-- start --

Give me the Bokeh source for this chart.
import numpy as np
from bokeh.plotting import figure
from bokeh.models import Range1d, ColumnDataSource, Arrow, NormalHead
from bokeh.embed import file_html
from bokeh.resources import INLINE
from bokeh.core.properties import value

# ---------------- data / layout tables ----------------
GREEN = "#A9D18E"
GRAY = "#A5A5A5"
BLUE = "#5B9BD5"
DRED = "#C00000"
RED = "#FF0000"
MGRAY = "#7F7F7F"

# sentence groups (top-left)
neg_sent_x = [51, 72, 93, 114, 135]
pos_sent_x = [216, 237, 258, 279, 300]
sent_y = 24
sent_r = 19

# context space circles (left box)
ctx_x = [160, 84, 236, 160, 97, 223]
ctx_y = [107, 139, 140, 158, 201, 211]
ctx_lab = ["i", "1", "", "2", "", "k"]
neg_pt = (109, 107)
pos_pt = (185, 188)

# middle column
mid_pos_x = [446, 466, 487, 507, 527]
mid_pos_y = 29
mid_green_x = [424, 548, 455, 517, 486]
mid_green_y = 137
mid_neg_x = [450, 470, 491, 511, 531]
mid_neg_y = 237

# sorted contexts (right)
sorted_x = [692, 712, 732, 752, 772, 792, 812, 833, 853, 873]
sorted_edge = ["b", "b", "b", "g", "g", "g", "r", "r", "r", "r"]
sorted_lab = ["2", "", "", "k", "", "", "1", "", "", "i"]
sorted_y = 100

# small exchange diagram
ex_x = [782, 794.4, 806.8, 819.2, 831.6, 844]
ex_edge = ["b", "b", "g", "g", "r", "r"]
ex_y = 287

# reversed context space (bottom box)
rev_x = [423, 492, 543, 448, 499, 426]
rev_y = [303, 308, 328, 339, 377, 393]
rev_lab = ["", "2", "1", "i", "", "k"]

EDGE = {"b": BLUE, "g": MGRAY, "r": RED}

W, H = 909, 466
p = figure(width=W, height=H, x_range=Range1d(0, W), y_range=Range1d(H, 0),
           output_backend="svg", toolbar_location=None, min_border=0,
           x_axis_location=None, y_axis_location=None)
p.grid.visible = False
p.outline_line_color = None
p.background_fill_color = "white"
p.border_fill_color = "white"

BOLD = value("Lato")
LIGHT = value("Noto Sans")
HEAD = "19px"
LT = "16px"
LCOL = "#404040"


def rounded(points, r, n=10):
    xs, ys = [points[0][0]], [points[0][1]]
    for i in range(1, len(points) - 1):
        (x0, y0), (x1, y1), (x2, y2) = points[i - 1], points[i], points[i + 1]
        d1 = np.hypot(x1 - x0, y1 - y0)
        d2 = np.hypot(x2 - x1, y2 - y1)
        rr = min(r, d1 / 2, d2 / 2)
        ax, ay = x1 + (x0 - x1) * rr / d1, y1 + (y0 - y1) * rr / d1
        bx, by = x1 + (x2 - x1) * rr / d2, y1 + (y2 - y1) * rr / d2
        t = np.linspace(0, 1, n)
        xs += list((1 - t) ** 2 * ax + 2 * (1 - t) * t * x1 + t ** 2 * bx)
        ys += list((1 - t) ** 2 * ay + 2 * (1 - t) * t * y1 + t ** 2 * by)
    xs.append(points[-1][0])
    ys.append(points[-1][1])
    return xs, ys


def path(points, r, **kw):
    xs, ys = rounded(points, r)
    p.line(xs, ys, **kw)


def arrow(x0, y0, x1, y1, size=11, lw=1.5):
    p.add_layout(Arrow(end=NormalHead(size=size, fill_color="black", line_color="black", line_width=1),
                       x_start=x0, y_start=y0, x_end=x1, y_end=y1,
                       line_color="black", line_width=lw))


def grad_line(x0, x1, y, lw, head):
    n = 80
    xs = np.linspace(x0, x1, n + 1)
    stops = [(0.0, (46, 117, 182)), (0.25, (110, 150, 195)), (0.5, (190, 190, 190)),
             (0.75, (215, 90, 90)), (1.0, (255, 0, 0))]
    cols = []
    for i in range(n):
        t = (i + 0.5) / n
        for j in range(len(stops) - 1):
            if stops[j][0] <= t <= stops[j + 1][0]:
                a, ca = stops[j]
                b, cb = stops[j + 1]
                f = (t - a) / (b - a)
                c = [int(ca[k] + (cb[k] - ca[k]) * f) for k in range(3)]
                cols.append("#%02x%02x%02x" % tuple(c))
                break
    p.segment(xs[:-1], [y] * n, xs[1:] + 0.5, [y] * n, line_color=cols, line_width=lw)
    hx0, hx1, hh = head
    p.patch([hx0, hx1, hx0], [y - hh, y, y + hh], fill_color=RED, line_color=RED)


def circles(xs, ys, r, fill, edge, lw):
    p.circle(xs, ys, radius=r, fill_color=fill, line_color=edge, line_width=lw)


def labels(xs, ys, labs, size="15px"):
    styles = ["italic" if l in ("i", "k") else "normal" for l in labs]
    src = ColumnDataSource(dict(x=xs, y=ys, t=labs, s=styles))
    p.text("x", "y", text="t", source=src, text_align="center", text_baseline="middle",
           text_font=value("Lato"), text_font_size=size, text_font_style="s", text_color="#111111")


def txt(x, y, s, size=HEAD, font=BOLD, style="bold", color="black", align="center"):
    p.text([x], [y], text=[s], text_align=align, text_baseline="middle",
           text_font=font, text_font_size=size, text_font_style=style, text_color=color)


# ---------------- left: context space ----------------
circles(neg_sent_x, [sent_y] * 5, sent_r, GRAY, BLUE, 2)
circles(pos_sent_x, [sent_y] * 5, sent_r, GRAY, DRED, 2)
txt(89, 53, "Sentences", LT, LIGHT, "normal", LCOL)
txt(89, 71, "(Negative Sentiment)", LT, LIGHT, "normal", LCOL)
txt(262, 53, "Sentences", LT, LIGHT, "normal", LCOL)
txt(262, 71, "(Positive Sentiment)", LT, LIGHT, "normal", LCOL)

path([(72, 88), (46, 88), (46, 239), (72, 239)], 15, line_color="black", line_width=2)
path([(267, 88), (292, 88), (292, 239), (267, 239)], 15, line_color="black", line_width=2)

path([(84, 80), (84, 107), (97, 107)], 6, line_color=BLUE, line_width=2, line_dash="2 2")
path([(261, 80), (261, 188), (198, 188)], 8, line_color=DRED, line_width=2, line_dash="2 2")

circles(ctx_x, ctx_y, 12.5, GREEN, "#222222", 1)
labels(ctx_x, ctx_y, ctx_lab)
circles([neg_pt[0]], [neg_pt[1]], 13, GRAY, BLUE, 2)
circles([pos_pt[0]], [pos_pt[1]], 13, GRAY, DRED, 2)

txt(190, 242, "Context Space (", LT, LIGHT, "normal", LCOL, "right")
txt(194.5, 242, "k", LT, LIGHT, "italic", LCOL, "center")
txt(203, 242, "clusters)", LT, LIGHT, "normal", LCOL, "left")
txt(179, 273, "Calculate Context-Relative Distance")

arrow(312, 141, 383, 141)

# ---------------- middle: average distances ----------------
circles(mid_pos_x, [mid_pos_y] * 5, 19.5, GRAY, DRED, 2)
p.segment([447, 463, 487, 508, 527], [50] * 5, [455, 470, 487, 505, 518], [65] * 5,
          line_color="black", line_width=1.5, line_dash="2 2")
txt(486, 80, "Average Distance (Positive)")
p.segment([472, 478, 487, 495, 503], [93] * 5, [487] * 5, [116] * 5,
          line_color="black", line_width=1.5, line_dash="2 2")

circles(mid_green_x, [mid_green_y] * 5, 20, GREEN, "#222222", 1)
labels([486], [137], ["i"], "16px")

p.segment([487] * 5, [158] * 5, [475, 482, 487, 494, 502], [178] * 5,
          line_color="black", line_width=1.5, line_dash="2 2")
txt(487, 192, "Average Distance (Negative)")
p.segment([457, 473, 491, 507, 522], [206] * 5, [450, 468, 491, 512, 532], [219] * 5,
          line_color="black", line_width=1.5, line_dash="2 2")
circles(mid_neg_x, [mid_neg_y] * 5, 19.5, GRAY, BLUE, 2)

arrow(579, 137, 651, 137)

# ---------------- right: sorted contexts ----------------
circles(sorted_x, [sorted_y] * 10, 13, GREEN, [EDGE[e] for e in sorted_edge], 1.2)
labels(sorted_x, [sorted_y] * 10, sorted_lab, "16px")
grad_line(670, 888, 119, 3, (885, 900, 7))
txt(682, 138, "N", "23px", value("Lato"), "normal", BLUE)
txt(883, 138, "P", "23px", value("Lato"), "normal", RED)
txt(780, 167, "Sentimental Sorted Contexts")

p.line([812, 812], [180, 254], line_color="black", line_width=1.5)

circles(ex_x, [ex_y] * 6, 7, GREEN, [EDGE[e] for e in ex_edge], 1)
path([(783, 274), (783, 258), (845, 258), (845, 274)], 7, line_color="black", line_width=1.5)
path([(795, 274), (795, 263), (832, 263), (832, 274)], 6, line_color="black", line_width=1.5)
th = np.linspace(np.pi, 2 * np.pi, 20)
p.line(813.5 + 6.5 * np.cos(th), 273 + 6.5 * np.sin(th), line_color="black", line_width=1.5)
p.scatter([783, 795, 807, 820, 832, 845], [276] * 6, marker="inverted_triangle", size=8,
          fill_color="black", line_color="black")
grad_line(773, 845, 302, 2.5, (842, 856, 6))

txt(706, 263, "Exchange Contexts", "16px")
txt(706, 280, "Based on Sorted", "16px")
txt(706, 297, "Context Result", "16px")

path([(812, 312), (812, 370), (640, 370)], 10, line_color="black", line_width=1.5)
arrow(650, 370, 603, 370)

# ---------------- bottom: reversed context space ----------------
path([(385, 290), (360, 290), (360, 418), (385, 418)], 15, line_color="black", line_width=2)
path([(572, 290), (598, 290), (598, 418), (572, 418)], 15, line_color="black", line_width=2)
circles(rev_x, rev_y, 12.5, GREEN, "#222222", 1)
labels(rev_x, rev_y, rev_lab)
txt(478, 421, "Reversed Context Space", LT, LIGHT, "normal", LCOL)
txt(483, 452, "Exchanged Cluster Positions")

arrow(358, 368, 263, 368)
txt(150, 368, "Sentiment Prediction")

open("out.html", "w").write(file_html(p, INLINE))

-- end --

What the task asks: In this exercise, copy only the lines from the opening line of the material through the line where "sent_r = 19" appears.

Output of the exercise:
Give me the Bokeh source for this chart.
import numpy as np
from bokeh.plotting import figure
from bokeh.models import Range1d, ColumnDataSource, Arrow, NormalHead
from bokeh.embed import file_html
from bokeh.resources import INLINE
from bokeh.core.properties import value

# ---------------- data / layout tables ----------------
GREEN = "#A9D18E"
GRAY = "#A5A5A5"
BLUE = "#5B9BD5"
DRED = "#C00000"
RED = "#FF0000"
MGRAY = "#7F7F7F"

# sentence groups (top-left)
neg_sent_x = [51, 72, 93, 114, 135]
pos_sent_x = [216, 237, 258, 279, 300]
sent_y = 24
sent_r = 19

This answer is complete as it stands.